The State As a Mediator and Disabler: Economic Openness, Technological Catching-up, and Indigenous Innovation in Chinese Firms

Friday, 3 July 2015: 8:30 AM-10:00 AM
CLM.3.04 (Clement House)
Junmin Wang, University of Memphis, Memphis, TN
Technological innovation has been widely acknowledged as a key element of productivity growth and especially a major driver of industrialization in developing countries. The recent global integration of capital and technology generates a pressing debate on whether and how technologically backward countries can benefit from Foreign Direct Investment (FDI) and catch up technologically. The recent scholarship has advanced two major arguments: First, the effectiveness of FDI-led technology transfer is neither context-free nor unconditional. Second, only when gaining sufficient “absorptive capacity” can local firms enhance their indigenous innovation. However, knowledge of the mechanisms accounting for the effective interactions between domestic innovative infrastructure, FDI-induced technology transfer, and local firms is limited. In this study, I introduce the state as one central explanatory variable and distinguish two types of the state’s roles in transmitting foreign technology to local firms’ innovativeness: 1) the state’s mediating effect that constitutes the FDI-firm linkage; and 2) the state’s intervention effect that shapes firm governance and thus affects firm innovativeness. I test both effects combined with FDI spillovers and local firms’ absorptive capacity in a national dataset of Chinese firms. Building on my data analysis, I find that the state’s mediating effect enhances the efficacy of the FDI-firm linkage and thus improves local firms’ indigenous innovativeness, but the state’s intervention into firm governance negatively affects firm innovativeness.

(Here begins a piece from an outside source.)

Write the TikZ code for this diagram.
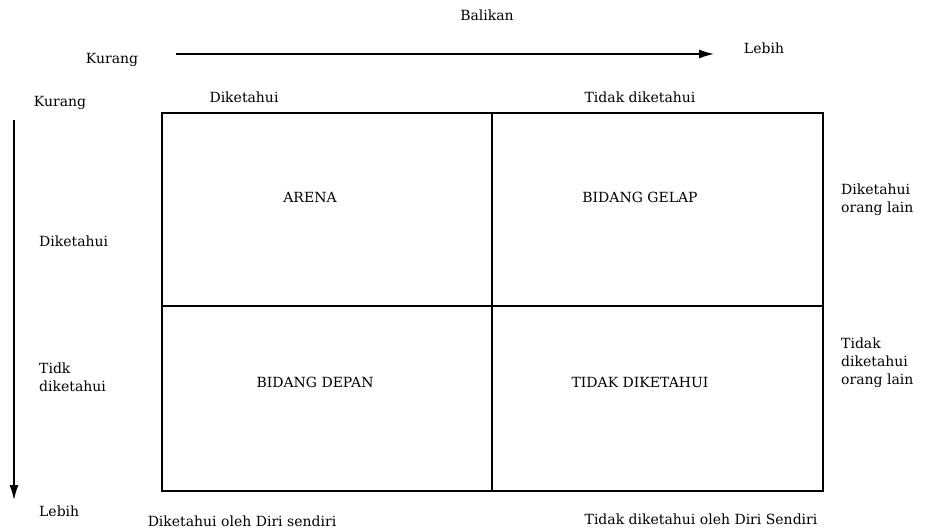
\documentclass[tikz,border=0pt]{standalone}
\usepackage{fontspec}
\setmainfont{DejaVu Serif}
\usetikzlibrary{arrows.meta}

\tikzset{
  lbl/.style={inner sep=0pt, font=\fontsize{14}{18}\selectfont},
  llbl/.style={lbl, anchor=west, align=left},
  axis/.style={line width=1.3pt, -{Latex[length=15pt,width=9pt]}},
  grid/.style={line width=1.5pt}
}

\begin{document}
\begin{tikzpicture}[x=1pt,y=-1pt]
		%%%%% START %%%%%
		\useasboundingbox (0,0) rectangle (928,532);
		
		% balikan axis
		\node[lbl] (balikan) at (487,15) {Balikan};
		\node[lbl] (kurangA) at (112,60) {Kurang};
		\node[lbl] (lebihA) at (764,48) {Lebih};
		\coordinate (hstart) at (176,54);
		\coordinate (hend) at (714,54);
		\draw[axis] (hstart) -- (hend);
		
		% vertical axis
		\node[lbl] (kurangB) at (60,103) {Kurang};
		\coordinate (vstart) at (14,120);
		\coordinate (vend) at (14,500);
		\draw[axis] (vstart) -- (vend);
		\node[llbl] (dikB) at (39,241) {Diketahui};
		\node[llbl] (tidkB) at (39,377) {Tidk\\diketahui};
		\node[llbl] (lebihB) at (39,511) {Lebih};
		
		% window
		\coordinate (nw) at (162,113);
		\coordinate (se) at (823,491);
		\draw[grid] (nw) rectangle (se);
		\draw[grid] (492,113) -- (492,491);
		\draw[grid] (162,306) -- (823,306);
		
		\node[lbl] (dikC) at (244,97) {Diketahui};
		\node[lbl] (tdkC) at (640,97) {Tidak diketahui};
		
		\node[lbl] (arena) at (310,197) {ARENA};
		\node[lbl] (gelap) at (640,197) {BIDANG GELAP};
		\node[lbl] (depan) at (315,382) {BIDANG DEPAN};
		\node[lbl] (tdk) at (640,382) {TIDAK DIKETAHUI};
		
		\node[llbl] (orgA) at (841,200) {Diketahui\\orang lain};
		\node[llbl] (orgB) at (841,363) {Tidak\\diketahui\\orang lain};
		
		\node[lbl] (diriA) at (242,521) {Diketahui oleh Diri sendiri};
		\node[lbl] (diriB) at (701,519) {Tidak diketahui oleh Diri Sendiri};
		%%%%% END %%%%%
\end{tikzpicture}
\end{document}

This study contributes to two core theoretical approaches in the literatures of “developmental” states specifically and economic sociology more generally. First, as Evans (1995) suggests, the developmental states must maintain certain degree of “autonomy” while “embedding” themselves in the connections with both the economy and the civil society, so that they can avoid the apprehension of state privileges by private groups and/or political elites. My firm-level evidence demonstrates exactly where such “autonomy” of the state from the economic organizations is missing in the Chinese context and what consequences result from the state’s over-intruding behaviors. Second, one central subject in the economic sociology is to study the mutually constitutive relationship between the state and the economy and especially the critical role of the state in a variety of economic institutions and organizations. In looking at one significant economic activity – FDI-induced technology transfer and innovations, this study identifies specific mechanisms through which the state enables, promotes, mediates, and under some circumstances weakens or disables the channels between FDI-induced technology transfer and local firms’ indigenous innovativeness. For technologically lagging countries, having supportive policies formulated at the macroeconomic level is helpful but certainly not sufficient. In promoting a country’s technological level and perhaps economic growth in general, the state should be willing to act as a good enabler or mediator and at the same time know exactly when and where it should shy away.